Fast forward to 2008. The Massachusetts Legislature now passes Chapter 524 of the Acts of 2008 — amending the definition of “issue” to include adopted children in pre-1958 trusts. What few people realize at the time is that this new law also changes the property rights attached to that definition.
Thanks to Chapter 524, Mary’s adopted daughter now has a windfall, receiving the benefits of her mother’s entire estate and also a one half interest in Grandpa Smith’s trust, which had previously belonged to her sister alone. This is not the outcome Mary intended when she drafted her will.
In a case with similar facts now pending before the Massachusetts Supreme Judicial Court, Rachel A. Bird Anderson v.
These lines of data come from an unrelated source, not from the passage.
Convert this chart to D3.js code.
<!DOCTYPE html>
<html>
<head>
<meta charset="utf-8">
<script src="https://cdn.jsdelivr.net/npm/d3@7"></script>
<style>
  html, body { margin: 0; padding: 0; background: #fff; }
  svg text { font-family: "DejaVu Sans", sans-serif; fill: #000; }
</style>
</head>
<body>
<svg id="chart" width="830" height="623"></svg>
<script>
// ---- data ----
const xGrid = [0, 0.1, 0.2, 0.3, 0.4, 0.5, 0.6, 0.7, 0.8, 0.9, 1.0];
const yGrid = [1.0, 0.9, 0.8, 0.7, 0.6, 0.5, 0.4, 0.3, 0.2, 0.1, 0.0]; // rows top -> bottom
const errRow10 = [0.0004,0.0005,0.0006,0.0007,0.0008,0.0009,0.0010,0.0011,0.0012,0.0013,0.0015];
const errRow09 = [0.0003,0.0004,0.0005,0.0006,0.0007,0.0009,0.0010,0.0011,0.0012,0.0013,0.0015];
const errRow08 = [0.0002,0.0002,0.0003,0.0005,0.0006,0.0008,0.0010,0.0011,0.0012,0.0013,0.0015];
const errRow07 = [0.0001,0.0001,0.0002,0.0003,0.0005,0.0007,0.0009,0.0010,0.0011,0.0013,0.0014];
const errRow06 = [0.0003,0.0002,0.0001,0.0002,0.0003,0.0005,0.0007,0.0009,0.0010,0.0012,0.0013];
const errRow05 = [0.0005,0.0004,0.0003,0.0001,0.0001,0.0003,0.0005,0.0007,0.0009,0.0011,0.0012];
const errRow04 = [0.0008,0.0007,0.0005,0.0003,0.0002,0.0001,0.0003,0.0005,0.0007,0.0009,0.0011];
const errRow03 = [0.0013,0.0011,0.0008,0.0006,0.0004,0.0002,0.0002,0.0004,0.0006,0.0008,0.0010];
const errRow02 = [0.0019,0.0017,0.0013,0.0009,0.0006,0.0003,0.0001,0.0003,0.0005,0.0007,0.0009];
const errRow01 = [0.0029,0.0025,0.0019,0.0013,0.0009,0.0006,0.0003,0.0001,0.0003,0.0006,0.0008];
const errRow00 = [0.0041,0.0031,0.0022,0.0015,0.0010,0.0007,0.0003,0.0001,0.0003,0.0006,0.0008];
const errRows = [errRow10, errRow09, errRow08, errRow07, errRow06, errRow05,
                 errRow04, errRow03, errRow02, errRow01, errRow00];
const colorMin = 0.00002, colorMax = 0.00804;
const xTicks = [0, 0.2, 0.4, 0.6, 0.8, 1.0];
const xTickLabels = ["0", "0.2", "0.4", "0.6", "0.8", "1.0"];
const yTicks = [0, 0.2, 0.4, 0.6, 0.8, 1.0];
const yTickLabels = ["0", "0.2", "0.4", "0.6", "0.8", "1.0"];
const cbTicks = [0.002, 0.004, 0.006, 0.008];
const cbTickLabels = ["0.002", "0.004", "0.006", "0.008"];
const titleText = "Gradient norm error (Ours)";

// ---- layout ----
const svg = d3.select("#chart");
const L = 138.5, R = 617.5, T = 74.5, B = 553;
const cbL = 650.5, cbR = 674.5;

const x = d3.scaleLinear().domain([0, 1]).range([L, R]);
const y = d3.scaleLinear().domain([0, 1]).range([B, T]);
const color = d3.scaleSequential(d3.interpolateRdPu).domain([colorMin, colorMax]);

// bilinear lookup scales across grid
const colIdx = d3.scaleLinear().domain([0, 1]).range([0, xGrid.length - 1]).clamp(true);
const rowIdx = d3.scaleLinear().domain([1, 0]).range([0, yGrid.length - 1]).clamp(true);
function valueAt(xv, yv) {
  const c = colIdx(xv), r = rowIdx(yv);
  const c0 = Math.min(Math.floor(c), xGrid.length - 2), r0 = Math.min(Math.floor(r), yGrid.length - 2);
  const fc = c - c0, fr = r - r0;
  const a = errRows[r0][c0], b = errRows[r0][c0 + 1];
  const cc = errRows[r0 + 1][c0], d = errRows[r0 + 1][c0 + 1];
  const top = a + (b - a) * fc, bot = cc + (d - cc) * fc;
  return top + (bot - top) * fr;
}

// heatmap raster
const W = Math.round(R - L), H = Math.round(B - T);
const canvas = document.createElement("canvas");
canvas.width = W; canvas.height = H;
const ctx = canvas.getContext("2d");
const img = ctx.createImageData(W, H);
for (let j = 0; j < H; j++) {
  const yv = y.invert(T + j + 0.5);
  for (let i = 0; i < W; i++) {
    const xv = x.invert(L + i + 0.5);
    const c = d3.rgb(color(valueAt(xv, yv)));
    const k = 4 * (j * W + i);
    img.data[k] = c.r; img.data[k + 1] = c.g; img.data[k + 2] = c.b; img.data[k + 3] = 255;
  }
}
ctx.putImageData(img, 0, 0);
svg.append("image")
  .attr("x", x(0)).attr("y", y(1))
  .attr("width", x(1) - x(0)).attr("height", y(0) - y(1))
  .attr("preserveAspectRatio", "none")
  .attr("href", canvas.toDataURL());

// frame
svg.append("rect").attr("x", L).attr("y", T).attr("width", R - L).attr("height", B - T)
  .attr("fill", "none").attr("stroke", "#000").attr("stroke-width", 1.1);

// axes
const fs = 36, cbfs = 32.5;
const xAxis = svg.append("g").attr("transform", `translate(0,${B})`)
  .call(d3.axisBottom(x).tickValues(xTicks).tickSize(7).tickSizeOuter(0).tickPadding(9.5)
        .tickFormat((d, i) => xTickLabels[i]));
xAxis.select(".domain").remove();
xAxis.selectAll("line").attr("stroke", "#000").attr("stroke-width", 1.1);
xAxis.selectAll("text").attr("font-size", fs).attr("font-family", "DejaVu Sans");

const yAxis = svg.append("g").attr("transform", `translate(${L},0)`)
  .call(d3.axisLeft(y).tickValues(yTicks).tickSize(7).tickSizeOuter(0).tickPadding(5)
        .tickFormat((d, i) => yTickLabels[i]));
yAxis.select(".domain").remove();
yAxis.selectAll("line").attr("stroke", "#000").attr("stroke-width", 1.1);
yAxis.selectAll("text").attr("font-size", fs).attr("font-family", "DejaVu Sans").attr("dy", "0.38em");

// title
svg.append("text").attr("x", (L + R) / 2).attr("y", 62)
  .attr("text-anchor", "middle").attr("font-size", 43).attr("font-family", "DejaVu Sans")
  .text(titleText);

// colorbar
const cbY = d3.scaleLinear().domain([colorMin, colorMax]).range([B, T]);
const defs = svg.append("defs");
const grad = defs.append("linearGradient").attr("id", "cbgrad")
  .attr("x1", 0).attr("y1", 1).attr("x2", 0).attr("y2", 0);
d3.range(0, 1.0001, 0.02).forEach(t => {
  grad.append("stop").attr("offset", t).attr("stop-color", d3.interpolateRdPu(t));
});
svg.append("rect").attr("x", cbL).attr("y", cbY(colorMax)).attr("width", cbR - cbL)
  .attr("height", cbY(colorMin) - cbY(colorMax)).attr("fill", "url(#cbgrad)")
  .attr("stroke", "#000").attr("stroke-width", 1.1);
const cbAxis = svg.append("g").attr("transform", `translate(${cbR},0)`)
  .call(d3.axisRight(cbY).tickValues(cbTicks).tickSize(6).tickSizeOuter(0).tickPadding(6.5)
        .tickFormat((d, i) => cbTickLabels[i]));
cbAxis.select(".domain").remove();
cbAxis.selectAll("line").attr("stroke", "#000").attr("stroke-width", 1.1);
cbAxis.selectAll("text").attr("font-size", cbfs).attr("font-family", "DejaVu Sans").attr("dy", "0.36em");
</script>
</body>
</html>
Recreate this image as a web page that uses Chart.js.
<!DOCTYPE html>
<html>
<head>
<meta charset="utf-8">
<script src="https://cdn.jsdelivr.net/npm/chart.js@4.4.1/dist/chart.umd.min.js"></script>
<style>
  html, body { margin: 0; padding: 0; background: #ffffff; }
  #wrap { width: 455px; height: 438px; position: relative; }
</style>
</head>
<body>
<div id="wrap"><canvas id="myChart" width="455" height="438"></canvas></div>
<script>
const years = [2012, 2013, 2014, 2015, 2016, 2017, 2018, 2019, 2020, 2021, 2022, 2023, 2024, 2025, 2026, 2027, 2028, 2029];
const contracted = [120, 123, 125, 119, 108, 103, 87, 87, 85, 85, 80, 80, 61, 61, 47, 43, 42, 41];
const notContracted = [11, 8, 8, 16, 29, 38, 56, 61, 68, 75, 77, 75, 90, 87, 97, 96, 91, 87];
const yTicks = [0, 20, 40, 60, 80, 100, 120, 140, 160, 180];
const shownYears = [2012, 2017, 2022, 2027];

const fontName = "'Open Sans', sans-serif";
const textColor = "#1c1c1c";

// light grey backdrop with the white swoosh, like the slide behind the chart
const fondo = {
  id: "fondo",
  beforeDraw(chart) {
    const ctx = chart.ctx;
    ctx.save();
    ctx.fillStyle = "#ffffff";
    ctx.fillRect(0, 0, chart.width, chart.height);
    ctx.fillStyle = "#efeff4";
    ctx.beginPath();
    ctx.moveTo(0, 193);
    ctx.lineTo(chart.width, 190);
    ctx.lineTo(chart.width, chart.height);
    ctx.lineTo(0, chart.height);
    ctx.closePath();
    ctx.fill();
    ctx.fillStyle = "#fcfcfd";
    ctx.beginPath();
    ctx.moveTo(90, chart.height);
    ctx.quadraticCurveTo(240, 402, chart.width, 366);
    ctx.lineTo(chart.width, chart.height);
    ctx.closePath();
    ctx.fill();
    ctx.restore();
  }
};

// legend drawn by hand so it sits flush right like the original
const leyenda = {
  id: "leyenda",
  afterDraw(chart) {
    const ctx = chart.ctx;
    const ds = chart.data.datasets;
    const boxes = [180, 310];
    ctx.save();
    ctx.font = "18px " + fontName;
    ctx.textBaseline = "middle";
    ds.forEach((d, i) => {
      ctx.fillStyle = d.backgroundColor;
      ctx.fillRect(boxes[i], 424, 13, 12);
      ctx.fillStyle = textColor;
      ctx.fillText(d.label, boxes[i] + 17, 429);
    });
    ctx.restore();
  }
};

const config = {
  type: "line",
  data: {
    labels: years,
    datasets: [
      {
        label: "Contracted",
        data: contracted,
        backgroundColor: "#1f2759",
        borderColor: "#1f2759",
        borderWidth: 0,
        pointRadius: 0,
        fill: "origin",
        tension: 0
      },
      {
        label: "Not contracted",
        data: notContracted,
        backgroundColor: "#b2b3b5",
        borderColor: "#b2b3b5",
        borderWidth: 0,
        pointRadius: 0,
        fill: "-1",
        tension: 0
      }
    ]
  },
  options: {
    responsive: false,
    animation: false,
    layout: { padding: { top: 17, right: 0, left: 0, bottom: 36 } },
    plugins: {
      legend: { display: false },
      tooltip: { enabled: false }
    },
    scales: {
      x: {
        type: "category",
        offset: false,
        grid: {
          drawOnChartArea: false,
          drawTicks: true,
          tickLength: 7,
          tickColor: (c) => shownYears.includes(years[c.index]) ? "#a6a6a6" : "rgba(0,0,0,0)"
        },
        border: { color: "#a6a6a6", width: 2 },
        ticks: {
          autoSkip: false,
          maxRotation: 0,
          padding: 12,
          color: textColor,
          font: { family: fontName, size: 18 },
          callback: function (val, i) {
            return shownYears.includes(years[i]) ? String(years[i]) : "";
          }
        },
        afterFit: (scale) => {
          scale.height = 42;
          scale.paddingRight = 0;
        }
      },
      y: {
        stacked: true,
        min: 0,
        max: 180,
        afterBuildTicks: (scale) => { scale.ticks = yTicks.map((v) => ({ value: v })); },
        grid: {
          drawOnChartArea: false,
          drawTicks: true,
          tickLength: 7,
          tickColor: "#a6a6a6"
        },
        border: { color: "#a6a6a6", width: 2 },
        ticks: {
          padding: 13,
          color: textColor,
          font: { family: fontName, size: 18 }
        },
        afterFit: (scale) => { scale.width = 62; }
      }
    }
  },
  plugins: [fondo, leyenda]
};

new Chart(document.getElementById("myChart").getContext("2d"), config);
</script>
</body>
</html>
BNY Mellon, N.A., et al., SJC-11122, the Boston Bar Association has filed an amicus brief urging the Court to clarify estate planning law as it relates to Chapter 524.
As the brief notes, “Families often rely on [established principles of construction] in making irrevocable alternate arrangements, such as gifts or bequests made in favor of adopted children who were (until the effective date of Chapter 524) not beneficiaries of certain family trusts.”
The BBA amicus brief urges the SJC to provide answers to two important questions:
Is the retroactive application of Chapter 524 to instruments executed prior to 1958 constitutional?
If so, what are the consequences for actions taken by fiduciaries in reliance on Chapter 524 prior to the SJC’s determination that such an application is constitutional?
The answers to both questions are of substantial importance to those concerned with matters of estate planning and trust administration within the Commonwealth.